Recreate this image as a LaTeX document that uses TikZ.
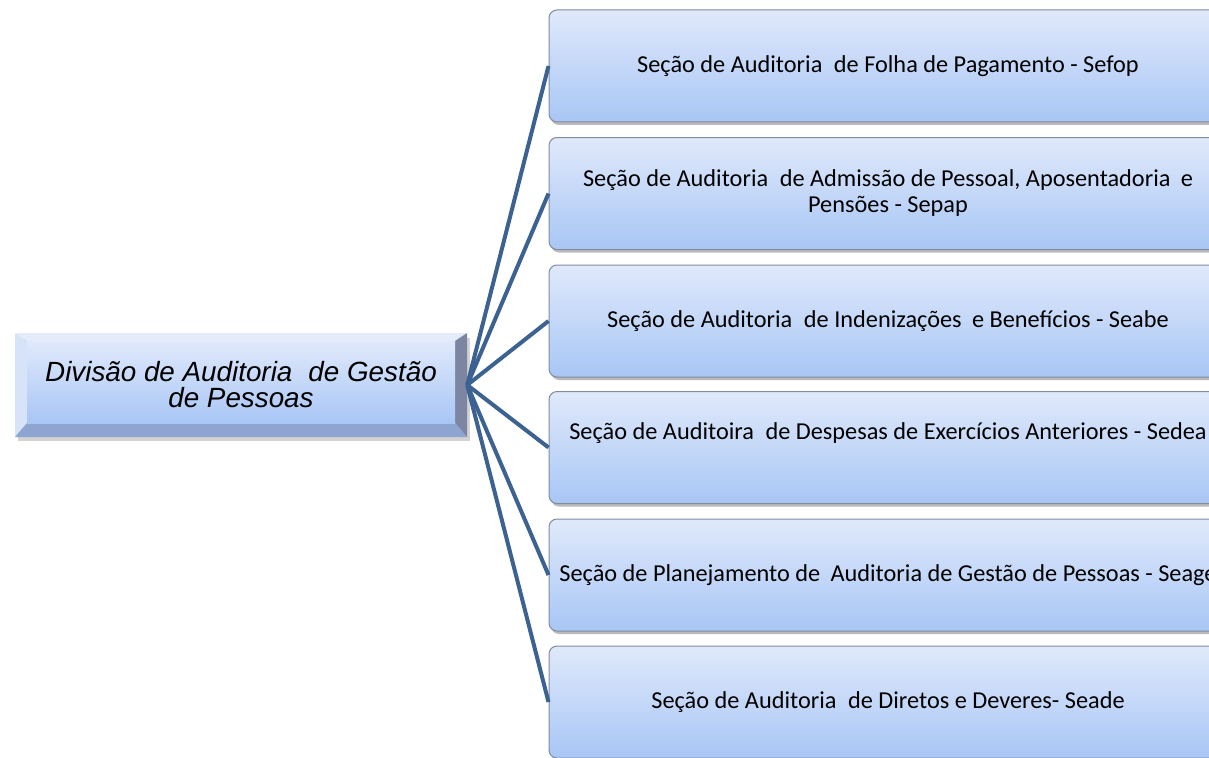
\documentclass[tikz,border=0pt]{standalone}
\usepackage{fontspec}
\setmainfont{Carlito}
\newfontfamily\arialfont{Liberation Sans}
\usetikzlibrary{shadows}
\definecolor{boxtop}{RGB}{224,233,251}
\definecolor{boxbot}{RGB}{168,198,245}
\definecolor{boxline}{RGB}{128,140,160}
\definecolor{connc}{RGB}{59,98,145}
\definecolor{bevtop}{RGB}{228,236,251}
\definecolor{bevleft}{RGB}{214,227,249}
\definecolor{bevright}{RGB}{124,134,163}
\definecolor{bevbot}{RGB}{141,165,208}
\begin{document}
\begin{tikzpicture}[x=1pt,y=-1pt]
\tikzset{
  secbox/.style={draw=boxline, line width=1pt, rounded corners=8pt,
    minimum width=678pt, minimum height=112pt, inner sep=0pt,
    top color=boxtop, bottom color=boxbot,
    drop shadow={shadow xshift=2pt, shadow yshift=-3pt, opacity=0.45, fill=black!60},
    align=center, font=\fontsize{24.3}{26}\selectfont},
  conn/.style={draw=connc, line width=4pt},
  rootlabel/.style={minimum width=452pt, minimum height=104pt, inner sep=0pt,
    align=center, font=\arialfont\itshape\fontsize{27.8}{26}\selectfont}
}
\useasboundingbox (0,0) rectangle (1209,757);
\clip (0,0) rectangle (1209,757);
\fill[white] (0,0) rectangle (1209,757);
% root bevel box
\fill[black!50, opacity=0.35] (18,338) rectangle (470,441);
\fill[bevtop] (15,333) -- (467,333) -- (455,341) -- (27,341) -- cycle;
\fill[bevleft] (15,333) -- (27,341) -- (27,423) -- (15,437) -- cycle;
\fill[bevright] (467,333) -- (467,437) -- (455,423) -- (455,341) -- cycle;
\fill[bevbot] (15,437) -- (467,437) -- (455,423) -- (27,423) -- cycle;
\shade[top color=boxtop, bottom color=boxbot] (27,341) rectangle (455,423);
\node[rootlabel] (root) at (241,385) {Divisão de Auditoria\hspace{0.3em} de Gestão\\de Pessoas};
% section boxes
\node[secbox] (b1) at (888,66) {Seção de Auditoria\hspace{0.25em} de Folha de Pagamento - Sefop};
\node[secbox] (b2) at (888,193.5) {Seção de Auditoria\hspace{0.25em} de Admissão de Pessoal, Aposentadoria\hspace{0.2em} e\\Pensões - Sepap};
\node[secbox] (b3) at (888,321) {Seção de Auditoria\hspace{0.25em} de Indenizações\hspace{0.2em} e Benefícios - Seabe};
\node[secbox] (b4) at (888,447.5) {Seção de Auditoira\hspace{0.25em} de Despesas de Exercícios Anteriores - Sedea\\\strut};
\node[secbox] (b5) at (888,575) {Seção de Planejamento de\hspace{0.2em} Auditoria de Gestão de Pessoas - Seage};
\node[secbox] (b6) at (888,702) {Seção de Auditoria\hspace{0.25em} de Diretos e Deveres- Seade};
% connectors
\foreach \b in {b1,b2,b3,b4,b5,b6}{
  \draw[conn] (root.east) -- (\b.west);
}
\end{tikzpicture}
\end{document}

_What is being asked_
Leave the images out, please, and restate each line word for word.

_Response for this exercise_
Recreate this image as a LaTeX document that uses TikZ.
\documentclass[tikz,border=0pt]{standalone}
\usepackage{fontspec}
\setmainfont{Carlito}
\newfontfamily\arialfont{Liberation Sans}
\usetikzlibrary{shadows}
\definecolor{boxtop}{RGB}{224,233,251}
\definecolor{boxbot}{RGB}{168,198,245}
\definecolor{boxline}{RGB}{128,140,160}
\definecolor{connc}{RGB}{59,98,145}
\definecolor{bevtop}{RGB}{228,236,251}
\definecolor{bevleft}{RGB}{214,227,249}
\definecolor{bevright}{RGB}{124,134,163}
\definecolor{bevbot}{RGB}{141,165,208}
\begin{document}
\begin{tikzpicture}[x=1pt,y=-1pt]
\tikzset{
  secbox/.style={draw=boxline, line width=1pt, rounded corners=8pt,
    minimum width=678pt, minimum height=112pt, inner sep=0pt,
    top color=boxtop, bottom color=boxbot,
    drop shadow={shadow xshift=2pt, shadow yshift=-3pt, opacity=0.45, fill=black!60},
    align=center, font=\fontsize{24.3}{26}\selectfont},
  conn/.style={draw=connc, line width=4pt},
  rootlabel/.style={minimum width=452pt, minimum height=104pt, inner sep=0pt,
    align=center, font=\arialfont\itshape\fontsize{27.8}{26}\selectfont}
}
\useasboundingbox (0,0) rectangle (1209,757);
\clip (0,0) rectangle (1209,757);
\fill[white] (0,0) rectangle (1209,757);
% root bevel box
\fill[black!50, opacity=0.35] (18,338) rectangle (470,441);
\fill[bevtop] (15,333) -- (467,333) -- (455,341) -- (27,341) -- cycle;
\fill[bevleft] (15,333) -- (27,341) -- (27,423) -- (15,437) -- cycle;
\fill[bevright] (467,333) -- (467,437) -- (455,423) -- (455,341) -- cycle;
\fill[bevbot] (15,437) -- (467,437) -- (455,423) -- (27,423) -- cycle;
\shade[top color=boxtop, bottom color=boxbot] (27,341) rectangle (455,423);
\node[rootlabel] (root) at (241,385) {Divisão de Auditoria\hspace{0.3em} de Gestão\\de Pessoas};
% section boxes
\node[secbox] (b1) at (888,66) {Seção de Auditoria\hspace{0.25em} de Folha de Pagamento - Sefop};
\node[secbox] (b2) at (888,193.5) {Seção de Auditoria\hspace{0.25em} de Admissão de Pessoal, Aposentadoria\hspace{0.2em} e\\Pensões - Sepap};
\node[secbox] (b3) at (888,321) {Seção de Auditoria\hspace{0.25em} de Indenizações\hspace{0.2em} e Benefícios - Seabe};
\node[secbox] (b4) at (888,447.5) {Seção de Auditoira\hspace{0.25em} de Despesas de Exercícios Anteriores - Sedea\\\strut};
\node[secbox] (b5) at (888,575) {Seção de Planejamento de\hspace{0.2em} Auditoria de Gestão de Pessoas - Seage};
\node[secbox] (b6) at (888,702) {Seção de Auditoria\hspace{0.25em} de Diretos e Deveres- Seade};
% connectors
\foreach \b in {b1,b2,b3,b4,b5,b6}{
  \draw[conn] (root.east) -- (\b.west);
}
\end{tikzpicture}
\end{document}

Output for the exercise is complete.